New Irish starting to look much like the old
There are few things Notre Dame fans enjoy more than reveling in their history.
This is not what they had in mind.
After two straight losses, each by less than a touchdown, each thanks to a late score, this year's version of the Fighting Irish is starting to look an awful lot like last season's. That team limped to a 6-6 finish and got Charlie Weis fired, and the Irish were confident that kind of ugliness was a thing of the past when Brian Kelly was hired to resuscitate the once-proud program.
But Kelly insists Notre Dame is not on the verge of another tailspin. Take away one play here and there, and the Irish record looks much different.
''We're in the first quarter of our season, first chapter of the book. I think it's a little frustrating to read right now, but I'd stick with the book. I think it's going to be a good read,'' he said. ''This team is getting better each week. They're frustrated right now that they haven't got it over the finish line, so to speak, but I like our kids and the way they're competing.''
Dating back to last Nov. 1, Notre Dame (1-2) has lost six of seven games. That kind of losing percentage would be enough to set off a panic around these parts - Knute Rockne needed eight years to lose six games - but even more disturbing was the way the Irish lost.
All six losses were by a touchdown or less, and all but one were decided late in the fourth quarter. Two, including Saturday's loss at Michigan State, were in overtime.
Now comes No. 16 Stanford on Saturday. The Irish are 0-for-10 against ranked teams dating back to 2006, with four of those losses at home.
''I've had teams that didn't know how to win. You could just tell. That's not this group,'' Kelly said. ''They need to play cleaner. They've got to do some things during the game that obviously puts them in a position to close out games.''
Just look at the stats. Take away those two fumbles in the red zone at Michigan State, and the game doesn't even go to overtime. Maybe if Dayne Crist didn't have to sit out most of the first half against Michigan after getting a shot to the head, it might be Notre Dame, not the Wolverines, back in the Top 25.

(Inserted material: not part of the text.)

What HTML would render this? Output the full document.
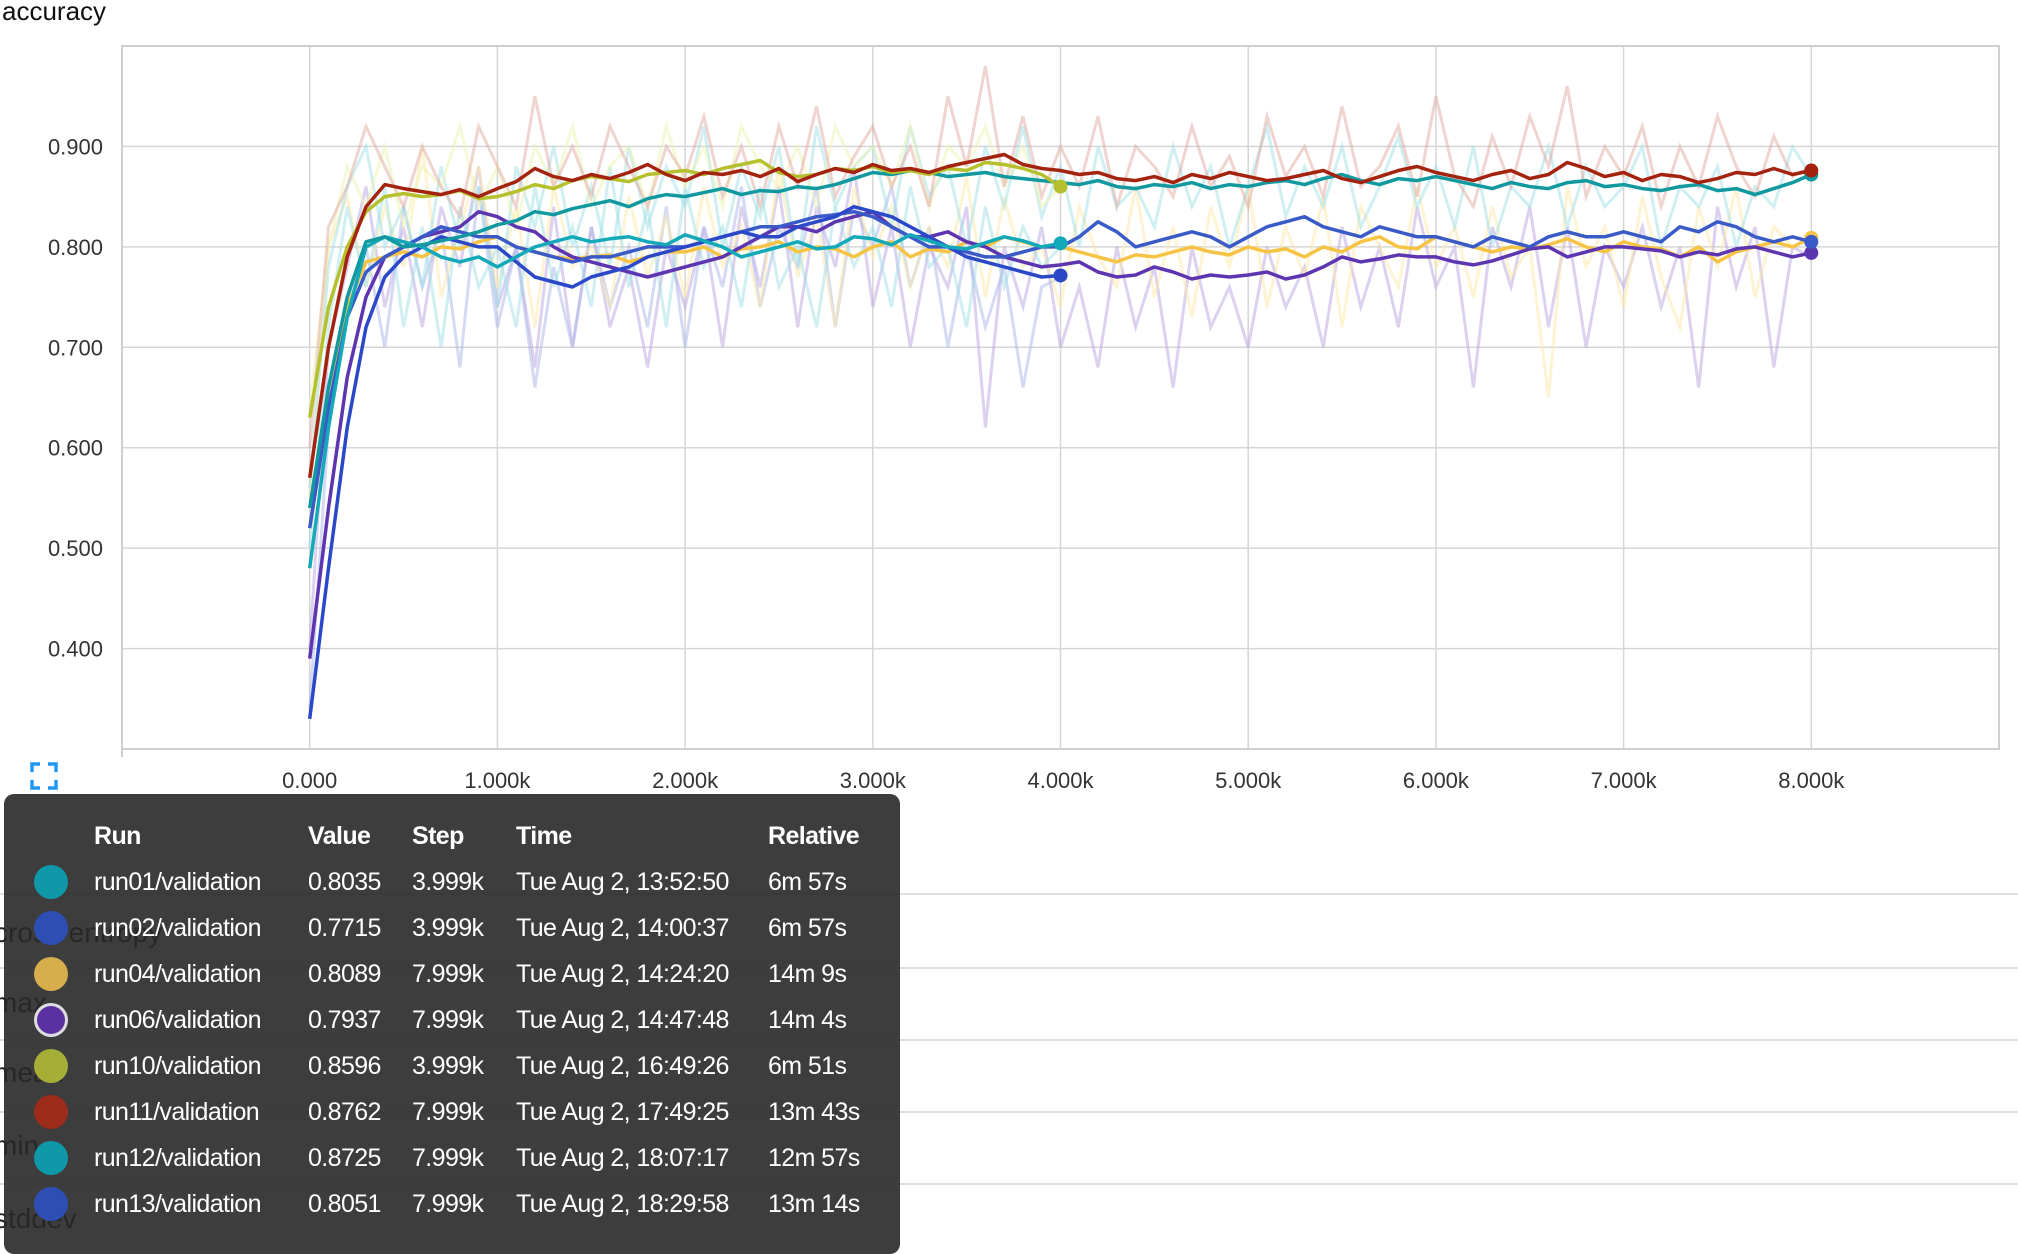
<!DOCTYPE html>
<html><head><meta charset="utf-8">
<style>
html,body{margin:0;padding:0;background:#fff;width:2018px;height:1242px;overflow:hidden;font-family:"Liberation Sans",sans-serif;}
#chart{position:absolute;left:0;top:0;}
.tt{position:absolute;left:4px;top:794px;width:896px;height:460px;background:rgba(40,40,40,0.9);border-radius:10px;color:#fff;}
.tt table{border-collapse:collapse;position:absolute;left:0;top:19px;font-size:25px;letter-spacing:-0.6px;}
.tt td,.tt th{padding:0;height:46px;text-align:left;white-space:nowrap;}
.dot{display:inline-block;width:34px;height:34px;border-radius:50%;vertical-align:middle;}
.bg-line{position:absolute;left:0;width:2018px;height:2px;background:#e0e0e0;}
.bg-label{position:absolute;left:-6px;font-size:28px;color:#222;}
</style></head><body>
<div class="bg-line" style="top:893px"></div>
<div class="bg-line" style="top:967px"></div>
<div class="bg-line" style="top:1039px"></div>
<div class="bg-line" style="top:1111px"></div>
<div class="bg-line" style="top:1183px"></div>
<div class="bg-label" style="top:917px">cross entropy</div>
<div class="bg-label" style="top:987px">max</div>
<div class="bg-label" style="top:1057px">mean</div>
<div class="bg-label" style="top:1130px">min</div>
<div class="bg-label" style="top:1203px">stddev</div>

<svg id="chart" width="2018" height="1242"></svg>

<div class="tt">
<table>
<tr><th style="width:90px"></th><th style="width:214px">Run</th><th style="width:104px">Value</th><th style="width:104px">Step</th><th style="width:252px">Time</th><th>Relative</th></tr>
<tr><td style="padding-left:30px"><span class="dot" style="background:#0e98a8"></span></td><td>run01/validation</td><td>0.8035</td><td>3.999k</td><td>Tue Aug 2, 13:52:50</td><td>6m 57s</td></tr>
<tr><td style="padding-left:30px"><span class="dot" style="background:#2d4fb5"></span></td><td>run02/validation</td><td>0.7715</td><td>3.999k</td><td>Tue Aug 2, 14:00:37</td><td>6m 57s</td></tr>
<tr><td style="padding-left:30px"><span class="dot" style="background:#d6ae4c"></span></td><td>run04/validation</td><td>0.8089</td><td>7.999k</td><td>Tue Aug 2, 14:24:20</td><td>14m 9s</td></tr>
<tr><td style="padding-left:30px"><span class="dot" style="background:#5b31a2;box-shadow:0 0 0 3px #ddd inset;border:0"></span></td><td>run06/validation</td><td>0.7937</td><td>7.999k</td><td>Tue Aug 2, 14:47:48</td><td>14m 4s</td></tr>
<tr><td style="padding-left:30px"><span class="dot" style="background:#a5ae36"></span></td><td>run10/validation</td><td>0.8596</td><td>3.999k</td><td>Tue Aug 2, 16:49:26</td><td>6m 51s</td></tr>
<tr><td style="padding-left:30px"><span class="dot" style="background:#9c2b19"></span></td><td>run11/validation</td><td>0.8762</td><td>7.999k</td><td>Tue Aug 2, 17:49:25</td><td>13m 43s</td></tr>
<tr><td style="padding-left:30px"><span class="dot" style="background:#0e98a8"></span></td><td>run12/validation</td><td>0.8725</td><td>7.999k</td><td>Tue Aug 2, 18:07:17</td><td>12m 57s</td></tr>
<tr><td style="padding-left:30px"><span class="dot" style="background:#2d4fb5"></span></td><td>run13/validation</td><td>0.8051</td><td>7.999k</td><td>Tue Aug 2, 18:29:58</td><td>13m 14s</td></tr>
</table>
</div>

<script>
const xTicks=[0,1000,2000,3000,4000,5000,6000,7000,8000];
const xTickLabels=["0.000","1.000k","2.000k","3.000k","4.000k","5.000k","6.000k","7.000k","8.000k"];
const yTicks=[0.4,0.5,0.6,0.7,0.8,0.9];
const yTickLabels=["0.400","0.500","0.600","0.700","0.800","0.900"];
const stepInterval=100;
const run11=[.57,.70,.79,.84,.862,.858,.855,.852,.857,.85,.858,.865,.878,.87,.866,.872,.868,.874,.882,.872,.866,.874,.872,.876,.87,.878,.865,.872,.878,.874,.882,.876,.878,.874,.88,.884,.888,.892,.882,.878,.876,.872,.874,.868,.866,.87,.864,.872,.868,.874,.87,.866,.868,.872,.876,.868,.864,.87,.876,.88,.874,.87,.866,.872,.876,.868,.872,.884,.878,.87,.874,.866,.872,.87,.864,.868,.874,.872,.878,.872,.876];
const run10=[.63,.74,.80,.835,.85,.853,.85,.852,.856,.848,.85,.855,.862,.858,.866,.87,.868,.865,.872,.874,.876,.872,.878,.882,.886,.874,.87,.872,.878,.876,.88,.874,.876,.872,.878,.876,.884,.882,.878,.872,.86];
const run12=[.54,.66,.75,.805,.81,.8,.802,.806,.81,.815,.822,.826,.835,.832,.838,.842,.846,.84,.848,.852,.85,.854,.858,.852,.856,.855,.86,.858,.862,.868,.874,.872,.876,.874,.87,.872,.874,.87,.868,.866,.864,.862,.866,.86,.858,.862,.86,.864,.858,.862,.86,.864,.866,.862,.868,.872,.866,.862,.868,.866,.87,.866,.862,.858,.864,.86,.858,.864,.866,.86,.862,.858,.856,.86,.862,.856,.858,.852,.858,.864,.872];
const run01=[.48,.62,.73,.80,.81,.805,.80,.79,.785,.79,.78,.79,.80,.805,.81,.805,.808,.81,.805,.802,.812,.806,.80,.79,.795,.80,.805,.798,.80,.81,.808,.802,.812,.806,.80,.798,.804,.81,.806,.80,.8035];
const run04=[.52,.64,.74,.785,.79,.795,.79,.80,.798,.805,.81,.80,.795,.79,.788,.79,.792,.785,.79,.795,.795,.80,.79,.798,.80,.805,.795,.80,.798,.79,.80,.805,.79,.798,.795,.805,.80,.81,.805,.80,.80,.795,.79,.785,.792,.79,.795,.80,.795,.792,.80,.795,.798,.79,.80,.795,.805,.81,.80,.798,.81,.805,.80,.795,.80,.798,.802,.808,.80,.795,.805,.80,.798,.79,.80,.785,.795,.80,.805,.80,.809];
const run06=[.39,.54,.67,.75,.79,.80,.81,.815,.82,.835,.83,.82,.815,.80,.79,.785,.78,.775,.77,.775,.78,.785,.79,.80,.81,.82,.82,.815,.825,.83,.835,.82,.81,.81,.815,.805,.80,.79,.785,.78,.782,.785,.775,.77,.772,.78,.775,.768,.772,.77,.772,.775,.768,.772,.78,.79,.785,.788,.792,.79,.79,.785,.782,.786,.792,.798,.80,.79,.795,.80,.80,.798,.796,.79,.795,.792,.798,.80,.795,.79,.794];
const run02=[.33,.48,.62,.72,.77,.79,.80,.81,.805,.80,.80,.785,.77,.765,.76,.77,.775,.78,.79,.795,.80,.805,.81,.815,.81,.81,.82,.825,.83,.84,.835,.83,.82,.81,.80,.79,.785,.78,.775,.77,.7715];
const run13=[.52,.64,.73,.775,.79,.80,.81,.82,.815,.81,.81,.80,.795,.79,.785,.79,.79,.795,.80,.80,.80,.805,.81,.815,.82,.82,.825,.83,.832,.835,.83,.82,.81,.80,.80,.795,.79,.79,.795,.80,.80,.81,.825,.815,.80,.805,.81,.815,.81,.80,.81,.82,.825,.83,.82,.815,.81,.82,.815,.81,.81,.805,.80,.81,.805,.80,.81,.815,.81,.81,.815,.81,.805,.82,.815,.825,.82,.81,.805,.81,.805];
const raw11=[.6,.82,.86,.92,.88,.84,.9,.86,.83,.92,.88,.84,.95,.86,.9,.85,.92,.88,.84,.9,.87,.93,.85,.9,.84,.92,.86,.94,.85,.89,.92,.86,.9,.84,.95,.88,.98,.86,.93,.85,.9,.86,.93,.84,.9,.88,.85,.92,.86,.89,.84,.93,.87,.9,.85,.94,.86,.88,.92,.85,.95,.87,.84,.91,.86,.93,.88,.96,.85,.9,.87,.92,.84,.9,.86,.93,.88,.85,.91,.87,.88];
const raw04=[.55,.8,.85,.76,.84,.78,.9,.75,.82,.88,.76,.84,.72,.86,.78,.8,.74,.85,.77,.83,.75,.86,.78,.82,.74,.88,.77,.83,.72,.86,.79,.84,.76,.82,.78,.87,.75,.85,.78,.8,.74,.84,.79,.76,.86,.75,.82,.73,.84,.78,.86,.74,.82,.77,.85,.72,.84,.8,.76,.86,.78,.82,.75,.84,.77,.8,.65,.86,.78,.82,.74,.85,.77,.72,.84,.78,.86,.75,.82,.8,.81];
const raw12=[.56,.78,.86,.9,.8,.84,.76,.88,.8,.86,.74,.88,.82,.9,.8,.86,.78,.9,.82,.88,.84,.92,.8,.88,.83,.9,.78,.92,.84,.88,.9,.82,.92,.85,.88,.8,.9,.84,.92,.83,.88,.8,.9,.84,.86,.82,.9,.84,.88,.8,.86,.92,.83,.88,.84,.9,.82,.86,.91,.84,.88,.82,.9,.8,.86,.84,.9,.82,.88,.84,.86,.9,.8,.86,.84,.88,.8,.86,.84,.9,.87];
const raw06=[.4,.7,.78,.86,.74,.82,.72,.84,.78,.88,.74,.8,.68,.84,.7,.82,.72,.78,.68,.8,.74,.82,.7,.84,.76,.86,.72,.84,.78,.88,.74,.82,.7,.8,.76,.84,.62,.8,.74,.82,.7,.76,.68,.8,.72,.78,.66,.8,.72,.76,.7,.8,.74,.78,.7,.82,.74,.8,.72,.84,.76,.8,.66,.82,.76,.84,.72,.82,.7,.8,.76,.82,.74,.8,.66,.84,.76,.82,.68,.8,.79];
const raw10=[.64,.8,.88,.84,.9,.82,.88,.86,.92,.84,.88,.82,.9,.86,.92,.84,.88,.9,.84,.92,.86,.9,.84,.92,.88,.86,.9,.84,.92,.88,.9,.86,.92,.84,.9,.88,.92,.86,.9,.84,.86];
const raw01=[.5,.72,.84,.76,.86,.72,.82,.7,.84,.76,.8,.72,.86,.76,.82,.74,.88,.76,.84,.72,.86,.78,.82,.74,.86,.76,.8,.72,.84,.78,.82,.74,.86,.78,.8,.72,.84,.76,.82,.78,.8];
const raw02=[.34,.62,.74,.8,.7,.84,.76,.82,.68,.86,.72,.8,.66,.78,.7,.82,.74,.8,.72,.84,.7,.82,.76,.86,.74,.82,.78,.86,.72,.84,.8,.86,.76,.82,.7,.8,.72,.78,.66,.76,.77];

const NS="http://www.w3.org/2000/svg";
const svg=document.getElementById('chart');
const L=122,R=1999,T=46,B=749;
const xMin=-1000,xMax=9000,yMin=0.3,yMax=1.0;
function xs(v){return L+(v-xMin)/(xMax-xMin)*(R-L);}
function ys(v){return B-(v-yMin)/(yMax-yMin)*(B-T);}
function mk(tag,attrs){const e=document.createElementNS(NS,tag);for(const k in attrs)e.setAttribute(k,attrs[k]);svg.appendChild(e);return e;}

const title=mk('text',{x:2,y:20,'font-size':26,fill:'#111','font-family':'Liberation Sans, sans-serif'});
title.textContent='accuracy';



yTicks.forEach((t,i)=>{
  const g=mk('line',{x1:L,x2:R,y1:ys(t),y2:ys(t),stroke:'#d6d6d6','stroke-width':1.5});
  
  
  const lb=mk('text',{x:103,y:ys(t)+8,'font-size':22,fill:'#333','text-anchor':'end','font-family':'Liberation Sans, sans-serif'});
  lb.textContent=yTickLabels[i];
  
  
});
xTicks.forEach((t,i)=>{
  const g=mk('line',{x1:xs(t),x2:xs(t),y1:T,y2:B,stroke:'#d6d6d6','stroke-width':1.5});
  
  
  const lb=mk('text',{x:xs(t),y:788,'font-size':22,fill:'#333','text-anchor':'middle','font-family':'Liberation Sans, sans-serif'});
  lb.textContent=xTickLabels[i];
  
  
});
const frame=mk('path',{d:`M${L},${B+8}V${T}H${R}V${B}H${L}`,fill:'none',stroke:'#cfcfcf','stroke-width':2});



function pathFor(arr){return arr.map((v,i)=>(i?'L':'M')+xs(i*stepInterval).toFixed(1)+','+ys(v).toFixed(1)).join('');}

const raws=[[raw06,'#b9a6e0'],[raw02,'#a9b6ea'],[raw04,'#fde9a8'],[raw01,'#9fe0e8'],[raw12,'#9fe0e8'],[raw10,'#eef3b0'],[raw11,'#e0a9a0']];
raws.forEach(r=>{
  const p=mk('path',{d:pathFor(r[0]),fill:'none',stroke:r[1],'stroke-width':3,opacity:0.5});
  
  
});
const series=[[run04,'#f6c445','run04'],[run06,'#5e35b1','run06'],[run13,'#3a5bc7','run13'],[run02,'#2a48c8','run02'],[run01,'#13a9b9','run01'],[run12,'#11999f','run12'],[run10,'#b6c02c','run10'],[run11,'#a3230f','run11']];
series.forEach(s=>{
  const p=mk('path',{d:pathFor(s[0]),fill:'none',stroke:s[1],'stroke-width':3.5,'stroke-linejoin':'round'});
  
  
  const last=s[0].length-1;
  const c=mk('circle',{cx:xs(last*stepInterval),cy:ys(s[0][last]),r:7,fill:s[1]});
  
  
});
const ic=mk('path',{d:'M32,772v-8h8M48,764h8v8M56,780v8h-8M40,788h-8v-8',fill:'none',stroke:'#2196f3','stroke-width':3.5});


</script>
</body></html>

Oh, and consider that the Irish were without starting safety Jamoris Slaughter (sprained ankle) against Michigan and for part of the Michigan State game.
''When you play evenly matched football teams and they play well, then it comes down to a couple of plays,'' Kelly said. ''That's what we have to get to.''
But perhaps most reassuring is the Irish themselves. Unlike the last few years, when players often appeared dazed and beaten down as the losses began to pile up, Kelly said his team is as fired up as it was when it started training camp.
Maybe even more so.
''It's the same team, the same players from last year, but coach Kelly and his staff have brought in a new mentality,'' nose guard Ian Williams said. ''We're going to play hard for four quarters and we're not going to let down.''
There's not much of a choice. Stanford might be the toughest team Notre Dame faces this year. The Cardinal have won their first three games handily, scoring a whopping 154 points along the way. Andrew Luck is on the short list of best quarterbacks in the country. He tossed four touchdown passes and ran for another last weekend against Wake Forest.
Still, lose again, even if it is to a ranked team, and patience will be scarce in South Bend.
But Kelly was well aware of the often unrealistic expectations that come with being head coach at Notre Dame, talking about a ''five-minute plan.'' And he and his staff see no reason to alter that, no matter what the record says.
''Maybe it's not what everybody wants to hear, but that's too bad,'' defensive coordinator Bob Diaco said. ''We're focused on correcting our mistakes, keeping the energy very high and positive, working to improve the fundamentals ... and constantly, constantly, constantly forcing our players to play like we believe they need to play.''
Besides, for everyone so worried history is repeating itself, there's another bit of history worth remembering: Lou Holtz lost four of his first five games at Notre Dame.
Two years later, the Irish were national champions.